Exercise instructions:
Quote only the part that opens with the line containing "Rebuild this chart" and closes with the line containing "marker_y = [-0.319, -1.2]". Keep both of those lines.
━━━ Extracted information ━━━
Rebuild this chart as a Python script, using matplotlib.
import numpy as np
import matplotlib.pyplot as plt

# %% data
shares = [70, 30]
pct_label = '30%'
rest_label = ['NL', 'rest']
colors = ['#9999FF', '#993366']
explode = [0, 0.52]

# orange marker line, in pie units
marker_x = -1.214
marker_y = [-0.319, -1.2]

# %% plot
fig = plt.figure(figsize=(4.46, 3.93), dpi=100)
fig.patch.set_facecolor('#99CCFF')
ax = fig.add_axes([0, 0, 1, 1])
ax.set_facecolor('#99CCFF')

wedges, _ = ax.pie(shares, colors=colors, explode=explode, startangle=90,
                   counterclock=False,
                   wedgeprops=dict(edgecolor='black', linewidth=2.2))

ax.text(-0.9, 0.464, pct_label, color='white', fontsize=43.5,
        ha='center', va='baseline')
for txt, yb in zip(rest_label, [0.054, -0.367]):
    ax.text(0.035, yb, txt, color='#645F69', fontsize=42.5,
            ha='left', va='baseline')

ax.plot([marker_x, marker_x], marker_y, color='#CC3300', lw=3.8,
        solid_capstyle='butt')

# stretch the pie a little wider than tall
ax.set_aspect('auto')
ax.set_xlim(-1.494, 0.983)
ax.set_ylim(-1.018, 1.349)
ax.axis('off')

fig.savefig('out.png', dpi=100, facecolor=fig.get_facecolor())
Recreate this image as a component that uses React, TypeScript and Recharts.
━━━
━━━ Extracted information ━━━
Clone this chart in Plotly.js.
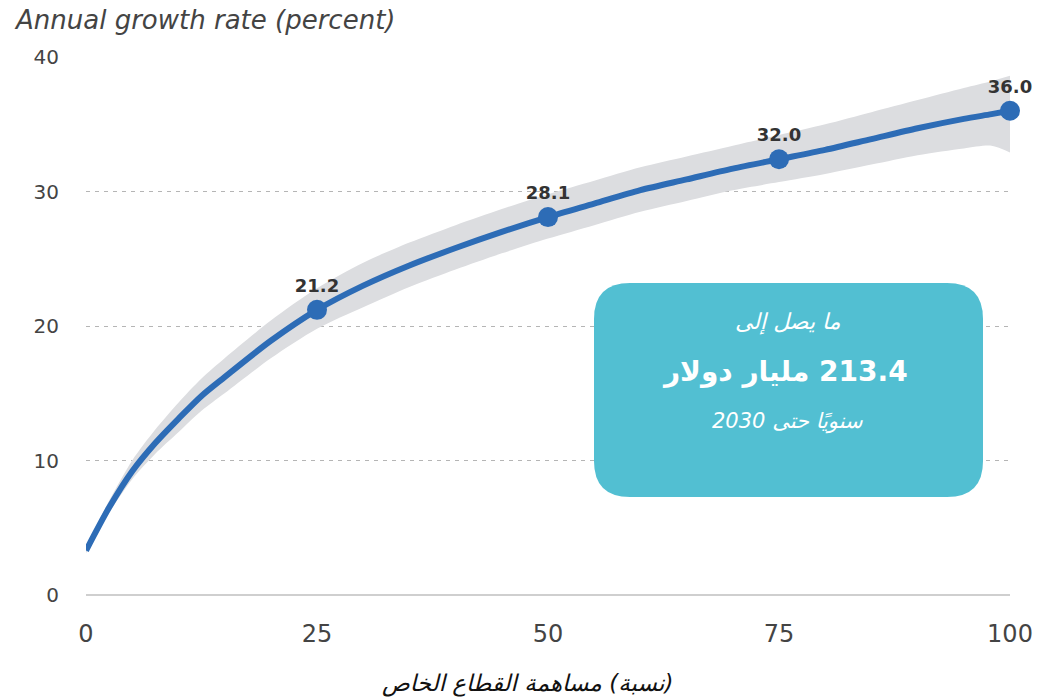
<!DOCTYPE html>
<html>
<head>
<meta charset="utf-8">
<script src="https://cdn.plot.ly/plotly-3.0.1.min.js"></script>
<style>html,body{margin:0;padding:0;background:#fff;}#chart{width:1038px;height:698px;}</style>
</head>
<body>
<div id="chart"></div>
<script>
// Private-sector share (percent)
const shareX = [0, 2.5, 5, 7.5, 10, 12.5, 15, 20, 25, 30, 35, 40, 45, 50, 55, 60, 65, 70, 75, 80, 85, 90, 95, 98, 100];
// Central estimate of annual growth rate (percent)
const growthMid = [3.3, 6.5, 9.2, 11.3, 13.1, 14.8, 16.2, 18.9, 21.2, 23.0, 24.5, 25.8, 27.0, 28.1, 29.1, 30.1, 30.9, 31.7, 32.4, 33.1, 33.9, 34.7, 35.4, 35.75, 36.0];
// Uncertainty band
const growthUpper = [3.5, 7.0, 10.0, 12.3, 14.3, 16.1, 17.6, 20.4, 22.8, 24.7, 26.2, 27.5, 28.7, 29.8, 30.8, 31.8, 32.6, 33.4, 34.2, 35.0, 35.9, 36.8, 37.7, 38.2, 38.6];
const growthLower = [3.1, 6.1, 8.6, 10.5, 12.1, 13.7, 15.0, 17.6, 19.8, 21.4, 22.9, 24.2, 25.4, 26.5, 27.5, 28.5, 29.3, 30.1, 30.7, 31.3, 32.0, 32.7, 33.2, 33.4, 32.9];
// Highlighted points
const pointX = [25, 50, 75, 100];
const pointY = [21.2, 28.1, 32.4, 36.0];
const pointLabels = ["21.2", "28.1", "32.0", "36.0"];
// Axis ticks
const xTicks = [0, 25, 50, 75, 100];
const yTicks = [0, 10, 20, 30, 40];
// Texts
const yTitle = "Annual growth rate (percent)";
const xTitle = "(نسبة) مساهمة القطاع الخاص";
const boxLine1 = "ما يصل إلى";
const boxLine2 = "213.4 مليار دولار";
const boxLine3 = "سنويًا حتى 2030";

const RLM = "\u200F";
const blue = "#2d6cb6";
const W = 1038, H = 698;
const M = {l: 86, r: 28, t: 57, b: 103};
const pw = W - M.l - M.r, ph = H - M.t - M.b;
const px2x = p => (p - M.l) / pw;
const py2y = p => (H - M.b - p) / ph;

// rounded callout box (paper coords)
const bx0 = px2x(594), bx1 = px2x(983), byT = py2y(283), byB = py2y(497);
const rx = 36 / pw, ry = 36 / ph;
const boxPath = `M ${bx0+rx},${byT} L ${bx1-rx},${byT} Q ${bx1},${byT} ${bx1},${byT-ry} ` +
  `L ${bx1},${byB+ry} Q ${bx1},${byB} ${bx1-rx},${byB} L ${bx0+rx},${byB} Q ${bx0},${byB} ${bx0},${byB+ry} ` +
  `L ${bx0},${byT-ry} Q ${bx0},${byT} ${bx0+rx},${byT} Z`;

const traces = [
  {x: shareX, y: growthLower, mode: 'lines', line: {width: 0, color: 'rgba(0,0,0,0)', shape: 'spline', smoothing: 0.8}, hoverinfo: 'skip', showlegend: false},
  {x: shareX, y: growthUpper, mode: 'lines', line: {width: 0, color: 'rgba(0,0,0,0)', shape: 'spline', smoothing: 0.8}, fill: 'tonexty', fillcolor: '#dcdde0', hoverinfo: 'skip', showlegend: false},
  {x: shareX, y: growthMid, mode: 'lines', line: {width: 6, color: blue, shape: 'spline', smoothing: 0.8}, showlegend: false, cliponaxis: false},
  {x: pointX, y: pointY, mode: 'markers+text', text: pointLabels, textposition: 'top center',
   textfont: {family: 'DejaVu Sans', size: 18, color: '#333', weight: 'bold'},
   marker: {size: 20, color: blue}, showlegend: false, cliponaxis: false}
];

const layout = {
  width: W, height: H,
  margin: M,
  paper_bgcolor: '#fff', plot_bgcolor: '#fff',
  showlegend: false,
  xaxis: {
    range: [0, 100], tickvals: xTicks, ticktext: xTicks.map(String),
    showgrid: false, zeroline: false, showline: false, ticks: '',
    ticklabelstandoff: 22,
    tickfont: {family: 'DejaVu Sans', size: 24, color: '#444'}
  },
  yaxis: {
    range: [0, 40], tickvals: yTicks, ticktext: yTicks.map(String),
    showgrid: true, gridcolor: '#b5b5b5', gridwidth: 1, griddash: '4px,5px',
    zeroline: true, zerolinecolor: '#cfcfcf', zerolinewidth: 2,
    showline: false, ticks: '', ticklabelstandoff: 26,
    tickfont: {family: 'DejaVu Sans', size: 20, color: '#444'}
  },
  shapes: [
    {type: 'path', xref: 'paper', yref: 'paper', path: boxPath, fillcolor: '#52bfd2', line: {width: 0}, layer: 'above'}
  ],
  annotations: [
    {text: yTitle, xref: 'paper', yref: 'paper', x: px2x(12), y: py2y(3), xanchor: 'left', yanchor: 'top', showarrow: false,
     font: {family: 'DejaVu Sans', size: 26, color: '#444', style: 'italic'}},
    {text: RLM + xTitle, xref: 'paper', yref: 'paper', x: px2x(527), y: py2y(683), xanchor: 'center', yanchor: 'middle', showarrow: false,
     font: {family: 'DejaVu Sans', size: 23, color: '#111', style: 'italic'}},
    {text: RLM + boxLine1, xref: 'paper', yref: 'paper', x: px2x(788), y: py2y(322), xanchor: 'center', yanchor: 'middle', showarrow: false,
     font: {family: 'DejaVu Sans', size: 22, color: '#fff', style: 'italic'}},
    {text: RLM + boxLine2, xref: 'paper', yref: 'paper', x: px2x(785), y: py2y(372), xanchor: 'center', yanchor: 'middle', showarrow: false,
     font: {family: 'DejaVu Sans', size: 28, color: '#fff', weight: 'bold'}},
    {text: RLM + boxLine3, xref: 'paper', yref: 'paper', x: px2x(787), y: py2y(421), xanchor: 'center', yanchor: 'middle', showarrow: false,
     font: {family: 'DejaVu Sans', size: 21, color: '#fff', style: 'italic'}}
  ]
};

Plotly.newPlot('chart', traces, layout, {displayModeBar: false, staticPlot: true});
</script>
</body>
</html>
━━━
━━━ Extracted information ━━━
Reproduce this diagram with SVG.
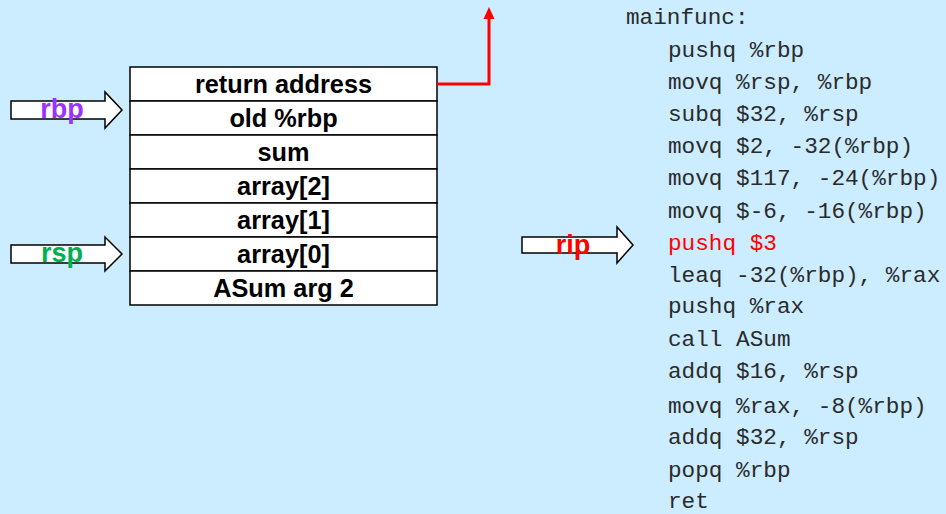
━━━
Problem solution:
Rebuild this chart as a Python script, using matplotlib.
import numpy as np
import matplotlib.pyplot as plt

# %% data
shares = [70, 30]
pct_label = '30%'
rest_label = ['NL', 'rest']
colors = ['#9999FF', '#993366']
explode = [0, 0.52]

# orange marker line, in pie units
marker_x = -1.214
marker_y = [-0.319, -1.2]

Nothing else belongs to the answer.